Bitcoin has risen 70% in the past four weeks, topping the $50,000 mark for the first time in three months. While the ascent appears to have revived the broader bullish bias, further gains toward record highs may be slow to come, blockchain metrics and chart factors indicate.
Pickup in exchange inflows
Data tracked by Glassnode show crypto exchanges received 16,606.80 BTC on Monday, the highest daily net inflow in over a month. Over the past week more than 29,000 BTC have been moved to exchanges. "[It's] not a trend we want to see continue," William Clemente, lead insights analyst at Blockware Solutions, tweeted.
Investors typically move coins from their wallets to exchanges when they plan to sell. Assuming demand-side pressures remain unchanged, the increase in the exchange balance may put the brakes on the price rally, if only temporarily.
The exchange balance declined by more than 100,000 BTC in the three weeks ended Aug. 19, reflecting a largely bullish market sentiment. Bitcoin bottomed out at about $30,000 and recovered to $45,000 during that period.
Whale accumulation halts
Whales, or large investors with an ability to make or break market trends, who accumulated coins after the mid-May price crash, have begun running down their inventory.
The supply held by entities with a balance of 1,000 BTC to 10,000 BTC has declined by nearly 75,000 BTC over the past three weeks, diverging from the rising price.
Entities refer to clusters of addresses held by a single network participant. These large investors began accumulating coins after bitcoin's slide to $30,000 in mid-May, signaling a price bottom. Bitcoin held on to the support in subsequent weeks and bounced this month.
The recent price action also reflects weakening on the buy side. "The failure to close the day above $50,000 shows some weakness in demand," QCP Capital noted in its Telegram channel. Bitcoin printed a high of $50,496 on Monday, but closed the day (UTC) below $50,000. At press time, the cryptocurrency was changing hands at about $49,400.
QCP Capital doesn't foresee exponential upside breakouts like those at the end of 2020. The firm also mentioned the continued calmness in implied volatility, or investors' expectation for price turbulence, and the Grayscale Bitcoin Trust discount as reasons for moderation in the bullish outlook.
The annualized one-month implied volatility is hovering near the recent low of 82%, even though bitcoin rose above $50,000 on Monday.

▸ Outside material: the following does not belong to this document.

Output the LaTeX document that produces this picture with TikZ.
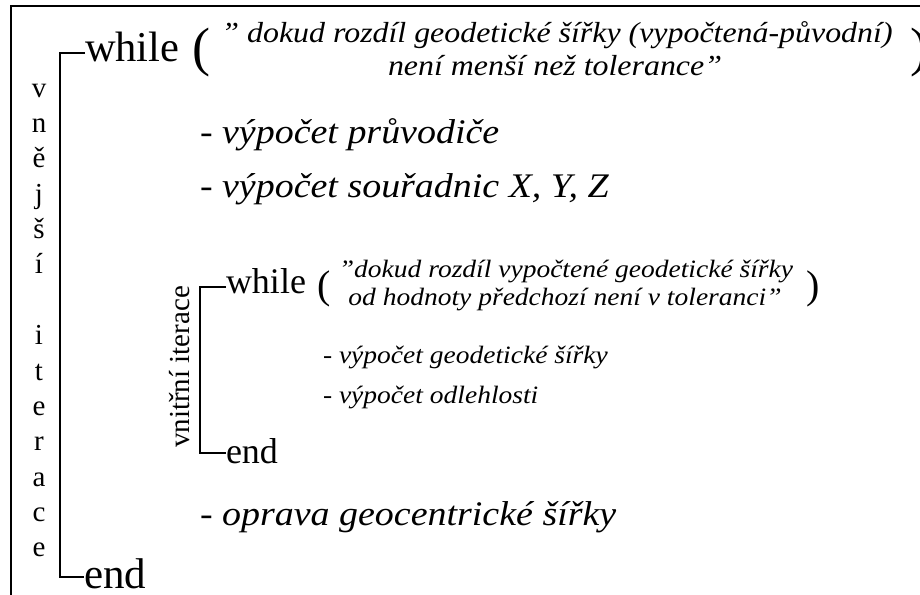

Meanwhile, GBTC shares traded at a discount of 14% to their net asset value on Monday, according to data provided by Skew. "As a proxy for U.S. interest, GBTC should at least trade at par if we are to expect any strong follow-through in spot," QCP Capital said.
"The clear trade for us here is short vols [sell call/put options] as we expect the spot to be sticky around the $48,000-$51,000 level," the firm added. (Grayscale and CoinDesk are both owned by Digital Currency Group.)
The 14-day relative strength index (RSI) is now sidelined and not showing a clear directional bias. "A consolidation triangle in the RSI also reflects the hesitancy in the market despite the positive price action," QCP Capital said.
"Bitcoin is coming into resistance at a 61.8% Fibonacci retracement level near $51,000, which would be a natural place for a short-term pause in the rally," Katie Stockton, founder and managing partner of Fairlead Strategies, said in the weekly research note.
Stockton, however, added that the long-term momentum has strengthened, with the 200-day moving average (MA) rising again. As such, the cryptocurrency would eventually topple resistance at $51,110.